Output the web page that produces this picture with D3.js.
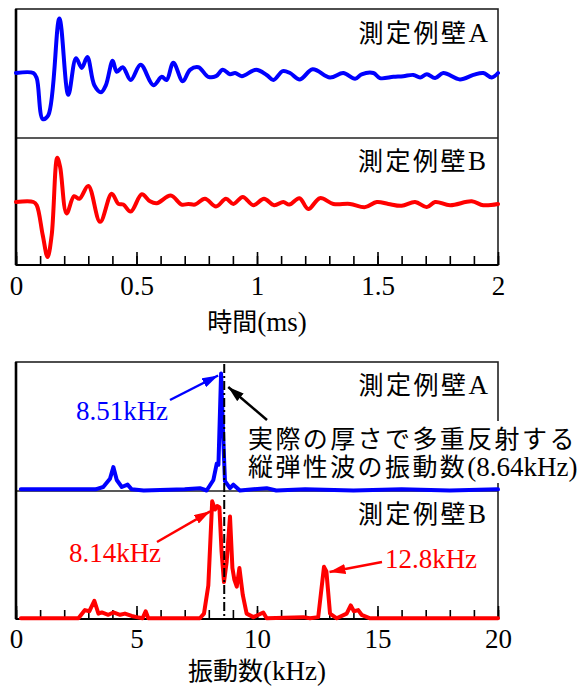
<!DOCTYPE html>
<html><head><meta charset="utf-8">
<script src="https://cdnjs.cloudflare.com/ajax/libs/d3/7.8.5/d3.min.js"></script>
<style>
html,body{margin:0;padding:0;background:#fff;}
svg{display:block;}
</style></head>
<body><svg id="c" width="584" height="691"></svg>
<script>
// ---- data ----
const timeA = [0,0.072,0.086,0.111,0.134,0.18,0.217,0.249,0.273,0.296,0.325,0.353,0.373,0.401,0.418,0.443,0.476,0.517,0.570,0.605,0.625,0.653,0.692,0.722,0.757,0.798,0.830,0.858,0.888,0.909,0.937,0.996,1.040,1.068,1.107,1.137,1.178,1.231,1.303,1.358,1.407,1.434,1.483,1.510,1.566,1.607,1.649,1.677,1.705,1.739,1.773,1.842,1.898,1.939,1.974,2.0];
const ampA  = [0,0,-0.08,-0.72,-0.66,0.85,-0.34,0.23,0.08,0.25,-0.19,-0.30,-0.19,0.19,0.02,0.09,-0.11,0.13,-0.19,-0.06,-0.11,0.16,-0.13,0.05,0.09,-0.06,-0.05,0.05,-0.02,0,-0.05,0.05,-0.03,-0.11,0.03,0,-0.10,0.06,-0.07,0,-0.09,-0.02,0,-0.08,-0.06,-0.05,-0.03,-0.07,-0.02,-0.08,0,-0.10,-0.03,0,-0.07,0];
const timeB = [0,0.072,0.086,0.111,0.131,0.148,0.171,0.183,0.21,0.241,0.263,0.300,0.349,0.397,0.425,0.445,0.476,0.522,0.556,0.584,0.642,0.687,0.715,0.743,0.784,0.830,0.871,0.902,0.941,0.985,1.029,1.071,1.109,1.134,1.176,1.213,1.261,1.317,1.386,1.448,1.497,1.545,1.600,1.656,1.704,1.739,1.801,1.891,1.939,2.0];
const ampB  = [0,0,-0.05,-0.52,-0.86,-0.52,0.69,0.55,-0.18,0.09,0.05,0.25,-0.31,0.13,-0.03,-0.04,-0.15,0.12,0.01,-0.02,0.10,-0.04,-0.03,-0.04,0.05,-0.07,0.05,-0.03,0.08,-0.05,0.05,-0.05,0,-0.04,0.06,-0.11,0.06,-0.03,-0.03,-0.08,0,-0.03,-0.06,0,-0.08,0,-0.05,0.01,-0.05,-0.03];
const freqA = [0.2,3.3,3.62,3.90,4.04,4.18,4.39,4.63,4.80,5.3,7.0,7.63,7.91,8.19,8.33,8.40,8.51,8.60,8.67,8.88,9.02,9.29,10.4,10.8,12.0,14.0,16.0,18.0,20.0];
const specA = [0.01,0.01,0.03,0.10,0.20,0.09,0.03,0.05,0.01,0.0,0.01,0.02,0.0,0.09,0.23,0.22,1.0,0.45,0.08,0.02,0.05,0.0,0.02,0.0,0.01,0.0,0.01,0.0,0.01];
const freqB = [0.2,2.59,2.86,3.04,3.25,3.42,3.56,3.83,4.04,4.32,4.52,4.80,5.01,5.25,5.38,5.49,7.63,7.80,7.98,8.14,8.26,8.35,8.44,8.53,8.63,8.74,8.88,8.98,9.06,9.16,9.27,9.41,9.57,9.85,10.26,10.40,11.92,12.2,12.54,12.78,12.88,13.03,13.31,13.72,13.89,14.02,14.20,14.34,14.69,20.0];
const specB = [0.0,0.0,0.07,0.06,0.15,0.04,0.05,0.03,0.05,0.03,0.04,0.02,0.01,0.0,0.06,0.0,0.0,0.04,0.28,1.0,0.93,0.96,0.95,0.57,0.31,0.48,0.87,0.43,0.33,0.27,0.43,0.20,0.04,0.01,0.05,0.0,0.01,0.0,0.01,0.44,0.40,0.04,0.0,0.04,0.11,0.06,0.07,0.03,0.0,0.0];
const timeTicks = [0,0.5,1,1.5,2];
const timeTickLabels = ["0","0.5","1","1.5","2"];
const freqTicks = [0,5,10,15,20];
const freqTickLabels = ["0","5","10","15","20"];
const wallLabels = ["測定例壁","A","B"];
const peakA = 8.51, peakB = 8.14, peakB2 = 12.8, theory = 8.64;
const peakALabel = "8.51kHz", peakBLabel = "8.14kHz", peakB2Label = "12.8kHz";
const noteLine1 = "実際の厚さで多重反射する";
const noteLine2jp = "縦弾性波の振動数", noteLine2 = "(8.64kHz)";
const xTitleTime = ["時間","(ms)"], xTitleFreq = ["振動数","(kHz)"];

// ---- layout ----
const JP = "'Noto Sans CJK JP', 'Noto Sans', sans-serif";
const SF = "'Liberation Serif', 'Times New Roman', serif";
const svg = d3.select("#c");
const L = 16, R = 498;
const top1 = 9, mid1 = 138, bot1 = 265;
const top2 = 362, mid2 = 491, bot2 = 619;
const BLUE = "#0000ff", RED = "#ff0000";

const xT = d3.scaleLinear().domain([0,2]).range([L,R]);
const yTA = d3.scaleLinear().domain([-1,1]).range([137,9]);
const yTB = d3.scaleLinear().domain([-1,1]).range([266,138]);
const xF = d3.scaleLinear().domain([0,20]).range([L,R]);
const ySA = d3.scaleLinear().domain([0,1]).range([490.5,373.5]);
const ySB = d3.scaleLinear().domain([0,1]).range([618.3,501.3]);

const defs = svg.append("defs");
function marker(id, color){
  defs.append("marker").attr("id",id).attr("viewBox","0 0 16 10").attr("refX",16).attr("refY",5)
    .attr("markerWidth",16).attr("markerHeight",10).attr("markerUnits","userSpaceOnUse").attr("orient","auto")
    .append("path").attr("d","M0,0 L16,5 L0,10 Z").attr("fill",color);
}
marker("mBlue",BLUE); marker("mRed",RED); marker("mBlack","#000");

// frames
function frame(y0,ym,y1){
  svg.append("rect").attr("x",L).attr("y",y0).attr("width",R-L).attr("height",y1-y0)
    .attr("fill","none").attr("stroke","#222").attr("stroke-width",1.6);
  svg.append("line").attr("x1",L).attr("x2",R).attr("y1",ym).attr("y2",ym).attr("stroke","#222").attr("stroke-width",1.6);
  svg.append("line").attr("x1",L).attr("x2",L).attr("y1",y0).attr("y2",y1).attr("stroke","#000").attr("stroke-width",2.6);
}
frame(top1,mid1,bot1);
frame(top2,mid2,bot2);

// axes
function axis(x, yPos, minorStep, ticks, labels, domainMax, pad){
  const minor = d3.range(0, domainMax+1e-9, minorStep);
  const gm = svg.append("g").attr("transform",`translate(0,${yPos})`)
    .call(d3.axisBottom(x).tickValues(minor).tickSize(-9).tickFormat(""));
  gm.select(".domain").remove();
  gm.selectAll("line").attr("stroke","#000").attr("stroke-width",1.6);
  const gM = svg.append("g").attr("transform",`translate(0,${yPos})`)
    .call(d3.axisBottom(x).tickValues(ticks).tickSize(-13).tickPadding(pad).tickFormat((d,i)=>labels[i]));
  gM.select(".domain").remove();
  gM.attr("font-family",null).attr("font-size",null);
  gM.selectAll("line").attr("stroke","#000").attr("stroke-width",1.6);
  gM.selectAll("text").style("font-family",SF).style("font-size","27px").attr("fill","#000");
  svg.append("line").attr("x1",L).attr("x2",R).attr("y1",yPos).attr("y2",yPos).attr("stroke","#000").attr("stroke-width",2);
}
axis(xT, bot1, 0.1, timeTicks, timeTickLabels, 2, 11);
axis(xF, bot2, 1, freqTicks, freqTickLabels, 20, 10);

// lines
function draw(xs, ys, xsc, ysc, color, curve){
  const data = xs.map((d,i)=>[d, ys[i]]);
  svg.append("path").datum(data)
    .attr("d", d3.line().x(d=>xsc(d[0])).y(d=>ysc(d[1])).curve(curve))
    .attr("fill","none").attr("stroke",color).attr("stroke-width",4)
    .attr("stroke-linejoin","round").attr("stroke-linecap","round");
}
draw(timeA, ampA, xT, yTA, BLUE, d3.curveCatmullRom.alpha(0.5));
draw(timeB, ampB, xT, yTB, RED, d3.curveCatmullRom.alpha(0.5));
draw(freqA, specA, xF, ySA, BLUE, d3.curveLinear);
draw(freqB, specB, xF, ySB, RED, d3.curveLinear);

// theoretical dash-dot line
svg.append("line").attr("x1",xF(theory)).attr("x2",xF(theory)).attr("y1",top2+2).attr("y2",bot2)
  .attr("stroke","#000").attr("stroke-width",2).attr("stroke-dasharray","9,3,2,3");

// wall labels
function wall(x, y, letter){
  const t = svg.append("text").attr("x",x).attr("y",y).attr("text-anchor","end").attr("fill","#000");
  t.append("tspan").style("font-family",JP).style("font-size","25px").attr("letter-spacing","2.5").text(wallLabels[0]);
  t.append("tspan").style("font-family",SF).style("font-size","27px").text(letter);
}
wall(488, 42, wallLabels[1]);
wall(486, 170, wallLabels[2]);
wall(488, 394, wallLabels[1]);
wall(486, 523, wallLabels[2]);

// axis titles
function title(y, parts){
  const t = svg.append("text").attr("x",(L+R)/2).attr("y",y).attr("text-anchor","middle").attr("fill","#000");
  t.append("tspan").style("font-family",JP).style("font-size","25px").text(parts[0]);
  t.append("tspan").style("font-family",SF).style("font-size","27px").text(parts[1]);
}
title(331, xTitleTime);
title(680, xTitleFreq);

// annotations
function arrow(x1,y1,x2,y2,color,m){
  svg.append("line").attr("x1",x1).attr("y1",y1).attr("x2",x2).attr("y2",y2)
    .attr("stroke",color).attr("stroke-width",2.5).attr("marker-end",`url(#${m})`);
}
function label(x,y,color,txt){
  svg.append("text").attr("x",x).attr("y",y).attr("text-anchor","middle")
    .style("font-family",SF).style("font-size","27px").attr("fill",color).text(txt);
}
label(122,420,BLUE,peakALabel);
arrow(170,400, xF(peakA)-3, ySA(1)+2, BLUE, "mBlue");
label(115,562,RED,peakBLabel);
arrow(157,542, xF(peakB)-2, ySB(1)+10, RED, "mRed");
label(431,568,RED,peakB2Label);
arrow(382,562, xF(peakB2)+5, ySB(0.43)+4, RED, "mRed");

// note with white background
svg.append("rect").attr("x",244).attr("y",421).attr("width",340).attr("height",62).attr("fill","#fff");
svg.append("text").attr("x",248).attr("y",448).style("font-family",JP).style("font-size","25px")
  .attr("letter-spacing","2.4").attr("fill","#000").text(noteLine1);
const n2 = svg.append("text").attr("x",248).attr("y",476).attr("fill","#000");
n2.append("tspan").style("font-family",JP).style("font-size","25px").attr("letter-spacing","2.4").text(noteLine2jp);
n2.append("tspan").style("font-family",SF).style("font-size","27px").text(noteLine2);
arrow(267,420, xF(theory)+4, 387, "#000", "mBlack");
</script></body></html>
...
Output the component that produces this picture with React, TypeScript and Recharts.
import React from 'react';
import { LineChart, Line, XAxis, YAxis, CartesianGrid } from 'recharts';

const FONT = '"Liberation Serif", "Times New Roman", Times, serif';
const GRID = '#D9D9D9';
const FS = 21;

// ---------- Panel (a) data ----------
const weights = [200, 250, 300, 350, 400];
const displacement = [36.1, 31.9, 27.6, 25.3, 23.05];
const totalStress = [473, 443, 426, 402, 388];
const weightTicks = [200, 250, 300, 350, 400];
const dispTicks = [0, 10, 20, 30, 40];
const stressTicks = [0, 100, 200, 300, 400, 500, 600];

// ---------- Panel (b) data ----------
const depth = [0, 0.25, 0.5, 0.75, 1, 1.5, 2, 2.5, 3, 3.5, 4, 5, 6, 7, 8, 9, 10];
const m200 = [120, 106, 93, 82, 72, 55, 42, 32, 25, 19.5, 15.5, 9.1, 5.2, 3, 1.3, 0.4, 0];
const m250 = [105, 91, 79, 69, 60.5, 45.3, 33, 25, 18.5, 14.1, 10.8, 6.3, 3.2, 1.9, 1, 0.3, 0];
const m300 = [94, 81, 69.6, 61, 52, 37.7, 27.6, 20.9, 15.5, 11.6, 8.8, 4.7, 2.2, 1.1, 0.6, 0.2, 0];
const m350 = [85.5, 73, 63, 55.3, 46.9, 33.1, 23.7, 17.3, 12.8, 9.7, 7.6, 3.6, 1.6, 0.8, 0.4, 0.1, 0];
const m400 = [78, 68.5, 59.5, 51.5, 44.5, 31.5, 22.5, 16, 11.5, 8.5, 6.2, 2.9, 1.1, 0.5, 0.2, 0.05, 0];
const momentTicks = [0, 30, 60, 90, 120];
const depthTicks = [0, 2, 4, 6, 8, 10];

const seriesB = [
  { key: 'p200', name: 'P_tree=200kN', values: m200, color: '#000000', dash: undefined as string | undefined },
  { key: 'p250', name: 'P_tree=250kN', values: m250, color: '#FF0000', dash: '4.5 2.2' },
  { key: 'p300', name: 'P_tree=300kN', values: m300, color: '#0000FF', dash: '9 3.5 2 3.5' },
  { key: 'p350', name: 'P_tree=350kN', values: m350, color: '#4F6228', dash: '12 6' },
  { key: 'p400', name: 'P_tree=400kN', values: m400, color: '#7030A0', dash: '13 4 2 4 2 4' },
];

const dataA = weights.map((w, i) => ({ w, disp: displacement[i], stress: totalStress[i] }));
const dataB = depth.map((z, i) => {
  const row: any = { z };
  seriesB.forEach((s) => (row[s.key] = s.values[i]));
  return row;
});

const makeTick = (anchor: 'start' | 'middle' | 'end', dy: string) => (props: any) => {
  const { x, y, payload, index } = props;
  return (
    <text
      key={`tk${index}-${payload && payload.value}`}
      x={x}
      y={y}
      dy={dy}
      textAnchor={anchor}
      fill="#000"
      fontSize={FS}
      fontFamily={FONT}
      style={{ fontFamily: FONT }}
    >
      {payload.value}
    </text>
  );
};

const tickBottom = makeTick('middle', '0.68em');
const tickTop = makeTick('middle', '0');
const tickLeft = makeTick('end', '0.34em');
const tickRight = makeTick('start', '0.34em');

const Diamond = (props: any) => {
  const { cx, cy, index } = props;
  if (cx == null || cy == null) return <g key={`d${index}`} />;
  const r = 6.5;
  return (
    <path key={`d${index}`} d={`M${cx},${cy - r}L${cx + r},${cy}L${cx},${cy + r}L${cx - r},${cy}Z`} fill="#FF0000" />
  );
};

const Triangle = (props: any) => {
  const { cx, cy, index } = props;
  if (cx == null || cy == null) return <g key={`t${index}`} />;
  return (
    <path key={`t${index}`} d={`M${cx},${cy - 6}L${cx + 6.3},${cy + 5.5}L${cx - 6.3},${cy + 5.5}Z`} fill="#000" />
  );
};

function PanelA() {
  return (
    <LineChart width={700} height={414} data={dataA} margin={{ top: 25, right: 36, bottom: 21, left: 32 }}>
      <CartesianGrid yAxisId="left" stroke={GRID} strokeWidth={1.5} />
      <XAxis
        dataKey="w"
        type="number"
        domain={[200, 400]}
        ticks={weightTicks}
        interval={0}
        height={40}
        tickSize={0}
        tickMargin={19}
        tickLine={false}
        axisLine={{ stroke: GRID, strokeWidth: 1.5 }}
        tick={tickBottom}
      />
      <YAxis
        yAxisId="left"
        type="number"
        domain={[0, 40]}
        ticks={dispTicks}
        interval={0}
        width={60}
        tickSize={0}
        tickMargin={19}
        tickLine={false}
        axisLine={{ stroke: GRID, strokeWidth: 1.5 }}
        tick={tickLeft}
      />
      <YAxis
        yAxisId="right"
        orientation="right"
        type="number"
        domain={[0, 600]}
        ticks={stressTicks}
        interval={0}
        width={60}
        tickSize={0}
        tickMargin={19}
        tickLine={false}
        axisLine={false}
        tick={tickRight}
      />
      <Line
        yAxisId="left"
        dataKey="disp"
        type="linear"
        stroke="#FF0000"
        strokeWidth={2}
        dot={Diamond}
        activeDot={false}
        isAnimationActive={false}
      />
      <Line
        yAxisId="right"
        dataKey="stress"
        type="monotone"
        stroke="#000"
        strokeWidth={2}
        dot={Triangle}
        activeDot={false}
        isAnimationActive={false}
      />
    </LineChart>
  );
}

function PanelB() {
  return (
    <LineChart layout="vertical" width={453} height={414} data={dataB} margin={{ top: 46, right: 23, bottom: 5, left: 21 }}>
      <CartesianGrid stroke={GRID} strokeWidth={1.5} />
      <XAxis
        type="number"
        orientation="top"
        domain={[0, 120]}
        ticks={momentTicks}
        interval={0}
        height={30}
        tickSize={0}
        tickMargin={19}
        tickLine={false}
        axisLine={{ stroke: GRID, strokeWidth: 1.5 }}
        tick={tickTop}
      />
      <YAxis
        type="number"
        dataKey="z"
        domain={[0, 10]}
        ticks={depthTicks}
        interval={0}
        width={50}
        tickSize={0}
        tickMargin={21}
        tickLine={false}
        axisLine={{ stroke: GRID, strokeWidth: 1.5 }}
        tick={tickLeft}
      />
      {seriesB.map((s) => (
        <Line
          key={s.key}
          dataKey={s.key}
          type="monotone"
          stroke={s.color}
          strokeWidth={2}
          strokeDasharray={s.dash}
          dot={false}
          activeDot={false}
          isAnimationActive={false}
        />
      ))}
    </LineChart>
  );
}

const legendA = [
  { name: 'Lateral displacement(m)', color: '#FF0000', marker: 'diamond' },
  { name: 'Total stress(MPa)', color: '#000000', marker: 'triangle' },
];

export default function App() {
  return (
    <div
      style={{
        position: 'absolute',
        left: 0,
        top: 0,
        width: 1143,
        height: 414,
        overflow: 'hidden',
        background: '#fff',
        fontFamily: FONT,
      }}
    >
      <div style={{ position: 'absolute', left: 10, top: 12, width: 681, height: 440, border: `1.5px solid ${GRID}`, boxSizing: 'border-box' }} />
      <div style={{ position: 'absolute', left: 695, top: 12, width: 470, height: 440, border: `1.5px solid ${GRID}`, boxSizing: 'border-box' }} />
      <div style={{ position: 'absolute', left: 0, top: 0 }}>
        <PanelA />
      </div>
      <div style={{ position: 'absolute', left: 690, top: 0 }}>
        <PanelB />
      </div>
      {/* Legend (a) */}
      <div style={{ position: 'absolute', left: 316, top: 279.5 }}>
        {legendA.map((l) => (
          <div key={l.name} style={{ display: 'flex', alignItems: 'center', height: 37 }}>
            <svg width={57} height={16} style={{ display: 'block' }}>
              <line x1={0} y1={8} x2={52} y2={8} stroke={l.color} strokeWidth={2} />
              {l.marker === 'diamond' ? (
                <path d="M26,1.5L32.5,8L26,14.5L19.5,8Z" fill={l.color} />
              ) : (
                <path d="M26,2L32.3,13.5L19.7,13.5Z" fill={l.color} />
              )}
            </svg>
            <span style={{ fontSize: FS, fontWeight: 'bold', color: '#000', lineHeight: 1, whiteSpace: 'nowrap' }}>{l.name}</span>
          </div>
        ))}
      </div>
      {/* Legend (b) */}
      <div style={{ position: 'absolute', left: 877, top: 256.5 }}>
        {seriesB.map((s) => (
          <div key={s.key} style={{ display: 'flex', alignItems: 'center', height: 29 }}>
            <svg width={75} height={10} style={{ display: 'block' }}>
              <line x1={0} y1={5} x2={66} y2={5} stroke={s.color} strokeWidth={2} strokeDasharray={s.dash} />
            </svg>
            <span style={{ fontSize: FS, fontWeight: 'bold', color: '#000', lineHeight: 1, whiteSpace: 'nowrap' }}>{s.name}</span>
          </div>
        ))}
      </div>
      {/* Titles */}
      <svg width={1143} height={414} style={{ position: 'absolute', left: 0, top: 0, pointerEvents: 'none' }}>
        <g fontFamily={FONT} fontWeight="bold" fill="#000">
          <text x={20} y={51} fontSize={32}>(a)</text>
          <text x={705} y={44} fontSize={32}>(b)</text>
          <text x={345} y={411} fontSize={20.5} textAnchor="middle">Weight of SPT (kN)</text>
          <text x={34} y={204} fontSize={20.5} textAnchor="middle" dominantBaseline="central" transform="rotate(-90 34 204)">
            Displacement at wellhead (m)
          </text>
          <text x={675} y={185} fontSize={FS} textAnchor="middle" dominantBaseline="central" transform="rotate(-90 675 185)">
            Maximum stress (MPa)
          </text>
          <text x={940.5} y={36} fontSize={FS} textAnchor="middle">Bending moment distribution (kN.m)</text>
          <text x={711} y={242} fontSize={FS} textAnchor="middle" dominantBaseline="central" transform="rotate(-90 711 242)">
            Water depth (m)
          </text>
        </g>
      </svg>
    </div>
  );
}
==
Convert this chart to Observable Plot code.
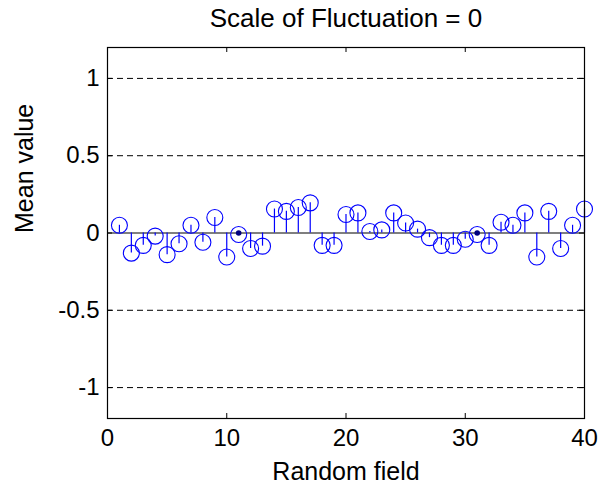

Directive:
Transcribe, word for word, every line from the line with "Output the component" to the line with "const stressTicks = [0, 100, 200, 300, 400, 500, 600];", inclusive, and output nothing else.

Answer to this exercise:
Output the component that produces this picture with React, TypeScript and Recharts.
import React from 'react';
import { LineChart, Line, XAxis, YAxis, CartesianGrid } from 'recharts';

const FONT = '"Liberation Serif", "Times New Roman", Times, serif';
const GRID = '#D9D9D9';
const FS = 21;

// ---------- Panel (a) data ----------
const weights = [200, 250, 300, 350, 400];
const displacement = [36.1, 31.9, 27.6, 25.3, 23.05];
const totalStress = [473, 443, 426, 402, 388];
const weightTicks = [200, 250, 300, 350, 400];
const dispTicks = [0, 10, 20, 30, 40];
const stressTicks = [0, 100, 200, 300, 400, 500, 600];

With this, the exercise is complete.